/---
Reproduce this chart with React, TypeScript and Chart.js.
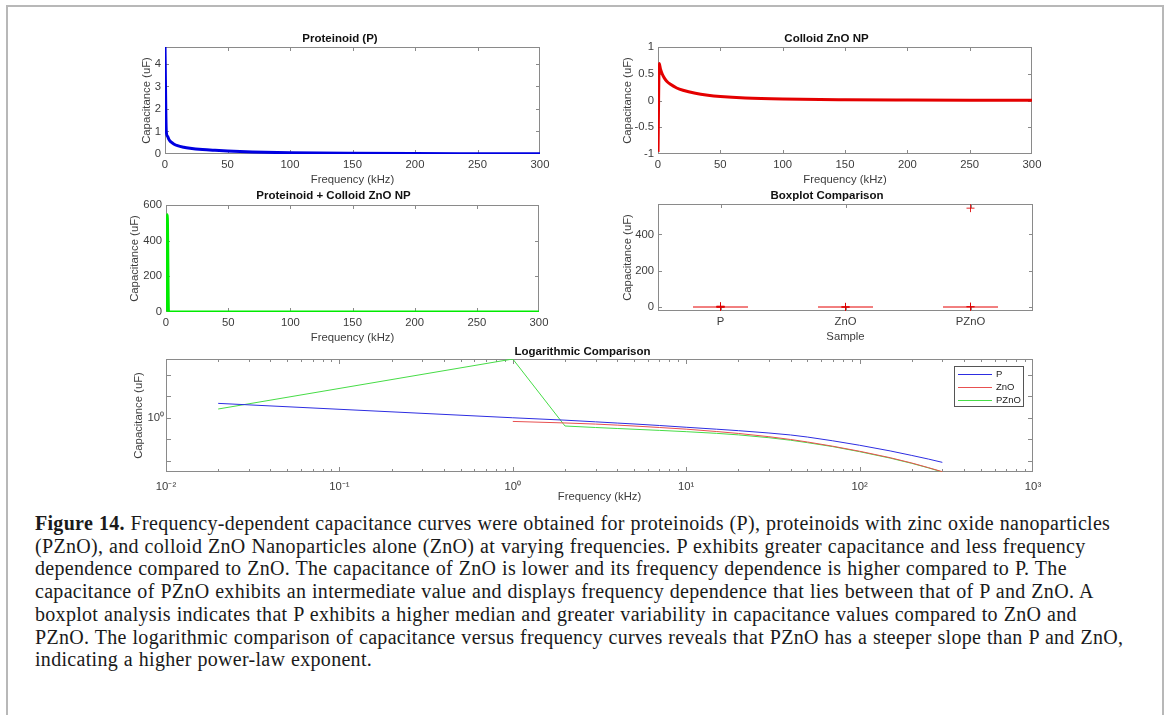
import React, { useEffect, useRef } from 'react';
import { Chart, registerables } from 'chart.js';

Chart.register(...registerables);

// ---------------- data ----------------
const FREQ_KHZ = [0.02, 1, 2, 3, 4, 5, 7, 10, 15, 20, 30, 40, 50, 70, 100, 150, 200, 250, 300];
const CAP_P = [4.75, 1.02, 0.79, 0.66, 0.58, 0.525, 0.447, 0.37, 0.3, 0.257, 0.2, 0.162, 0.13, 0.087, 0.054, 0.0295, 0.0182, 0.0123, 0.0087];
const CAP_ZNO = [-0.96, 0.69, 0.586, 0.519, 0.465, 0.423, 0.361, 0.302, 0.234, 0.191, 0.135, 0.1, 0.0767, 0.0488, 0.0285, 0.0143, 0.0081, 0.0049, 0.0032];
const CAP_PZNO = [2.6, 545, 0.423, 0.36, 0.324, 0.299, 0.265, 0.231, 0.193, 0.164, 0.121, 0.0923, 0.0713, 0.0468, 0.0272, 0.0137, 0.0078, 0.0048, 0.0031];

const SAMPLES = ['P', 'ZnO', 'PZnO'];
const BOX_MEDIANS = [0.03, 0.014, 0.014];
const BOX_OUTLIERS_P = [4.75, 1.02, 0.79, 0.66, 0.58, 0.525];
const BOX_OUTLIERS_ZNO = [0.69, 0.586, -0.96];
const BOX_OUTLIERS_PZNO = [545, 2.6, 0.423];

const LIN_FREQ_TICKS = [0, 50, 100, 150, 200, 250, 300];
const P_TICKS = [0, 1, 2, 3, 4];
const ZNO_TICKS = [-1, -0.5, 0, 0.5, 1];
const PZNO_TICKS = [0, 200, 400, 600];
const BOX_Y_TICKS = [0, 200, 400];
const BOX_X_TICKS = [1, 2, 3];
const LOG_X_MAJOR = [0.01, 0.1, 1, 10, 100, 1000];
const LOG_X_LABELS = ['10\u207B\u00B2', '10\u207B\u00B9', '10\u2070', '10\u00B9', '10\u00B2', '10\u00B3'];
const LOG_MINOR_MULT = [2, 3, 4, 5, 6, 7, 8, 9];
const LOG_Y_TICKS = [0.01, 0.1, 1, 10, 100];

const CAPTION_LABEL = 'Figure 14.';
const CAPTION_LINES = [
  ' Frequency-dependent capacitance curves were obtained for proteinoids (P), proteinoids with zinc oxide nanoparticles',
  '(PZnO), and colloid ZnO Nanoparticles alone (ZnO) at varying frequencies. P exhibits greater capacitance and less frequency',
  'dependence compared to ZnO. The capacitance of ZnO is lower and its frequency dependence is higher compared to P. The',
  'capacitance of PZnO exhibits an intermediate value and displays frequency dependence that lies between that of P and ZnO. A',
  'boxplot analysis indicates that P exhibits a higher median and greater variability in capacitance values compared to ZnO and',
  'PZnO. The logarithmic comparison of capacitance versus frequency curves reveals that PZnO has a steeper slope than P and ZnO,',
  'indicating a higher power-law exponent.',
];

// ---------------- styling ----------------
const FONT = '"Liberation Sans", Arial, Helvetica, sans-serif';
const AXIS_GRAY = '#8a8a8a';
const TEXT_GRAY = '#3c3c3c';
const LABEL_SIZE = 11.3;
const TITLE_SIZE = 11.5;

const matlabAxes = {
  id: 'matlabAxes',
  beforeDatasetsDraw(chart: any, _a: any, opts: any) {
    const { ctx, chartArea } = chart;
    const { left, top, right, bottom } = chartArea;
    const major = (opts && opts.tick) || 4;
    const minor = (opts && opts.minorTick) || 3;
    ctx.save();
    ctx.strokeStyle = AXIS_GRAY;
    ctx.lineWidth = 1;
    ctx.strokeRect(Math.round(left) + 0.5, Math.round(top) + 0.5, Math.round(right - left) - 1, Math.round(bottom - top) - 1);
    ctx.beginPath();
    const xs = chart.scales.x;
    const ys = chart.scales.y;
    xs.ticks.forEach((t: any) => {
      const p = Math.round(xs.getPixelForValue(t.value)) + 0.5;
      if (p < left + 1 || p > right - 1) return;
      const len = xs.type === 'logarithmic' && !LOG_X_MAJOR.includes(t.value) ? minor : major;
      ctx.moveTo(p, bottom); ctx.lineTo(p, bottom - len);
      ctx.moveTo(p, top); ctx.lineTo(p, top + len);
    });
    ys.ticks.forEach((t: any) => {
      const p = Math.round(ys.getPixelForValue(t.value)) + 0.5;
      if (p < top + 1 || p > bottom - 1) return;
      ctx.moveTo(left, p); ctx.lineTo(left + major, p);
      ctx.moveTo(right, p); ctx.lineTo(right - major, p);
    });
    ctx.stroke();
    ctx.restore();
  },
};

const insetLegend = {
  id: 'insetLegend',
  afterDraw(chart: any, _a: any, opts: any) {
    if (!opts || !opts.show) return;
    const { ctx, chartArea } = chart;
    const bw = 69, bh = 40;
    const bx = Math.round(chartArea.right - 10 - bw);
    const by = Math.round(chartArea.top + 7);
    ctx.save();
    ctx.fillStyle = '#fff';
    ctx.fillRect(bx, by, bw, bh);
    ctx.strokeStyle = '#555';
    ctx.lineWidth = 1;
    ctx.strokeRect(bx + 0.5, by + 0.5, bw, bh);
    ctx.font = '9.5px ' + FONT;
    ctx.textBaseline = 'middle';
    chart.data.datasets.forEach((ds: any, i: number) => {
      const y = by + 7.5 + i * 13;
      ctx.strokeStyle = ds.borderColor;
      ctx.beginPath();
      ctx.moveTo(bx + 4, Math.round(y) + 0.5);
      ctx.lineTo(bx + 38, Math.round(y) + 0.5);
      ctx.stroke();
      ctx.fillStyle = '#222';
      ctx.fillText(ds.label, bx + 42, y + 0.5);
    });
    ctx.restore();
  },
};

type Geom = { x: number; y: number; w: number; h: number; W: number; H: number; TT: number };

function frame(L: number, T: number, R: number, B: number, W: number, H = 33, TT = 22): Geom {
  return { x: L - W, y: T - TT, w: R - L + 2 * W, h: TT + (B - T) + H, W, H, TT };
}

function setTicks(values: number[]) {
  return (scale: any) => {
    scale.ticks = values.map((v) => ({ value: v }));
  };
}

function xAxis(o: any) {
  return {
    type: o.type || 'linear',
    position: 'bottom',
    min: o.min,
    max: o.max,
    grid: { display: false, drawTicks: false },
    border: { display: false },
    afterBuildTicks: setTicks(o.ticks),
    afterFit: (s: any) => { s.height = o.H; },
    ticks: {
      autoSkip: false, maxRotation: 0, minRotation: 0,
      padding: o.pad ?? 4.5,
      color: TEXT_GRAY,
      font: { size: LABEL_SIZE, family: FONT, lineHeight: 1.2 },
      callback: o.labelFn || ((v: any) => String(v)),
    },
    title: { display: true, text: o.label, color: TEXT_GRAY, font: { size: LABEL_SIZE, family: FONT, lineHeight: 1.2 }, padding: 0 },
  };
}

function yAxis(o: any) {
  return {
    type: o.type || 'linear',
    position: 'left',
    min: o.min,
    max: o.max,
    grid: { display: false, drawTicks: false },
    border: { display: false },
    afterBuildTicks: setTicks(o.ticks),
    afterFit: (s: any) => { s.width = o.W; },
    ticks: {
      autoSkip: false,
      padding: o.pad ?? 4,
      color: TEXT_GRAY,
      font: { size: LABEL_SIZE, family: FONT, lineHeight: 1.2 },
      callback: o.labelFn || ((v: any) => String(v)),
    },
    title: { display: true, text: 'Capacitance (uF)', color: TEXT_GRAY, font: { size: LABEL_SIZE, family: FONT, lineHeight: 1.2 }, padding: 0 },
  };
}

function baseOptions(g: Geom, title: string, pb: number, scales: any, extraPlugins: any = {}) {
  const lh = TITLE_SIZE * 1.2;
  return {
    responsive: false,
    animation: false,
    events: [],
    layout: { padding: { left: 0, right: g.W, top: 0, bottom: 0 } },
    scales,
    plugins: {
      legend: { display: false },
      tooltip: { enabled: false },
      title: {
        display: true,
        text: title,
        color: '#111',
        font: { size: TITLE_SIZE, weight: 'bold', family: FONT, lineHeight: 1.2 },
        padding: { top: g.TT - lh - pb, bottom: pb },
      },
      ...extraPlugins,
    },
  };
}

function xy(xs: number[], ys: number[], logSafe = false) {
  return xs.map((x, i) => ({ x, y: logSafe && ys[i] <= 0 ? null : ys[i] }));
}

// ---------------- geometry ----------------
const G1 = frame(165, 47, 540, 154, 25);
const G2 = frame(658, 47, 1032, 154, 37);
const G3 = frame(166, 205, 539, 312, 38);
const G4 = frame(658, 204, 1033, 311, 37);
const G5 = frame(166, 359, 1033, 472, 34, 32);

const lineDs = (data: any, color: string) => ({
  data, showLine: true, borderColor: color, borderWidth: 3, pointRadius: 0, cubicInterpolationMode: 'monotone',
});

const config1 = () => ({
  type: 'scatter',
  data: { datasets: [lineDs(xy(FREQ_KHZ, CAP_P), 'rgb(0,0,225)')] },
  options: baseOptions(G1, 'Proteinoid (P)', 1.2, {
    x: xAxis({ min: 0, max: 300, ticks: LIN_FREQ_TICKS, label: 'Frequency (kHz)', H: G1.H }),
    y: yAxis({ min: 0, max: 4.75, ticks: P_TICKS, W: G1.W }),
  }),
  plugins: [matlabAxes],
});

const config2 = () => ({
  type: 'scatter',
  data: { datasets: [lineDs(xy(FREQ_KHZ, CAP_ZNO), 'rgb(228,0,0)')] },
  options: baseOptions(G2, 'Colloid ZnO NP', 1.2, {
    x: xAxis({ min: 0, max: 300, ticks: LIN_FREQ_TICKS, label: 'Frequency (kHz)', H: G2.H }),
    y: yAxis({ min: -1, max: 1, ticks: ZNO_TICKS, W: G2.W }),
  }),
  plugins: [matlabAxes],
});

const config3 = () => ({
  type: 'scatter',
  data: { datasets: [lineDs(xy(FREQ_KHZ, CAP_PZNO), 'rgb(0,235,0)')] },
  options: baseOptions(G3, 'Proteinoid + Colloid ZnO NP', 2.2, {
    x: xAxis({ min: 0, max: 300, ticks: LIN_FREQ_TICKS, label: 'Frequency (kHz)', H: G3.H }),
    y: yAxis({ min: 0, max: 600, ticks: PZNO_TICKS, W: G3.W }),
  }),
  plugins: [matlabAxes],
});

const BOX_HALF = 0.22;
const config4 = () => ({
  type: 'scatter',
  data: {
    datasets: [
      ...SAMPLES.map((_s, i) => ({
        data: [{ x: i + 1 - BOX_HALF, y: BOX_MEDIANS[i] }, { x: i + 1 + BOX_HALF, y: BOX_MEDIANS[i] }],
        showLine: true, borderColor: 'rgb(228,0,0)', borderWidth: 1, pointRadius: 0,
      })),
      {
        data: [BOX_OUTLIERS_P, BOX_OUTLIERS_ZNO, BOX_OUTLIERS_PZNO].flatMap((arr, i) => arr.map((v) => ({ x: i + 1, y: v }))),
        showLine: false, pointStyle: 'cross', pointRadius: 4, borderWidth: 1,
        borderColor: 'rgba(220,0,0,0.85)', backgroundColor: 'transparent',
      },
    ],
  },
  options: baseOptions(G4, 'Boxplot Comparison', 1.2, {
    x: xAxis({ min: 0.5, max: 3.5, ticks: BOX_X_TICKS, label: 'Sample', H: G4.H, labelFn: (v: any) => SAMPLES[Math.round(v) - 1] }),
    y: yAxis({ min: -22, max: 568, ticks: BOX_Y_TICKS, W: G4.W }),
  }),
  plugins: [matlabAxes],
});

const LOG_X_TICKS = [
  ...LOG_X_MAJOR,
  ...LOG_X_MAJOR.slice(0, -1).flatMap((d) => LOG_MINOR_MULT.map((m) => m * d)),
].sort((a, b) => a - b);

const thinDs = (label: string, data: any, color: string) => ({
  label, data, showLine: true, borderColor: color, borderWidth: 1, pointRadius: 0, tension: 0,
});

const config5 = () => ({
  type: 'scatter',
  data: {
    datasets: [
      thinDs('P', xy(FREQ_KHZ, CAP_P, true), 'rgb(45,45,225)'),
      thinDs('ZnO', xy(FREQ_KHZ, CAP_ZNO, true), 'rgb(232,80,80)'),
      thinDs('PZnO', xy(FREQ_KHZ, CAP_PZNO, true), 'rgb(70,220,70)'),
    ],
  },
  options: baseOptions(G5, 'Logarithmic Comparison', 0.5, {
    x: xAxis({
      type: 'logarithmic', min: 0.01, max: 1000, ticks: LOG_X_TICKS, label: 'Frequency (kHz)', H: G5.H, pad: 8,
      labelFn: (v: any) => { const i = LOG_X_MAJOR.findIndex((m) => Math.abs(m - v) < m * 1e-6); return i >= 0 ? LOG_X_LABELS[i] : ''; },
    }),
    y: yAxis({
      type: 'logarithmic', min: 0.0031, max: 545, ticks: LOG_Y_TICKS, W: G5.W, pad: 2,
      labelFn: (v: any) => (Math.abs(v - 1) < 1e-9 ? '10\u2070' : ''),
    }),
  }, { insetLegend: { show: true }, matlabAxes: { tick: 5, minorTick: 3 } }),
  plugins: [matlabAxes, insetLegend],
});

function ChartCanvas({ g, make }: { g: Geom; make: () => any }) {
  const ref = useRef<HTMLCanvasElement>(null);
  useEffect(() => {
    const chart = new Chart(ref.current as HTMLCanvasElement, make());
    return () => chart.destroy();
  }, []);
  return (
    <canvas
      ref={ref}
      width={g.w}
      height={g.h}
      style={{ position: 'absolute', left: g.x, top: g.y, width: g.w, height: g.h }}
    />
  );
}

export default function App() {
  return (
    <div style={{ position: 'absolute', left: 0, top: 0, width: 1167, height: 715, overflow: 'hidden', background: '#fff' }}>
      <div
        style={{
          position: 'absolute', left: 6, top: 5, width: 1158, height: 740, boxSizing: 'border-box',
          borderLeft: '2px solid #b8b8b8', borderTop: '2px solid #b8b8b8', borderRight: '2px solid #b8b8b8',
        }}
      />
      <ChartCanvas g={G1} make={config1} />
      <ChartCanvas g={G2} make={config2} />
      <ChartCanvas g={G3} make={config3} />
      <ChartCanvas g={G4} make={config4} />
      <ChartCanvas g={G5} make={config5} />
      <div
        style={{
          position: 'absolute', left: 35, top: 512, fontFamily: '"Liberation Serif", "Times New Roman", serif',
          fontSize: 20, lineHeight: '22.7px', letterSpacing: '0.3px', wordSpacing: '0.5px',
          color: '#1a1a1a', whiteSpace: 'nowrap',
        }}
      >
        {CAPTION_LINES.map((line, i) => (
          <div key={i}>
            {i === 0 ? <b>{CAPTION_LABEL}</b> : null}
            {line}
          </div>
        ))}
      </div>
    </div>
  );
}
\---
Aim of the exercise: All lines in the data that contain the word "with" should be copied.

Problem solution:
Reproduce this chart with React, TypeScript and Chart.js.
  ' Frequency-dependent capacitance curves were obtained for proteinoids (P), proteinoids with zinc oxide nanoparticles',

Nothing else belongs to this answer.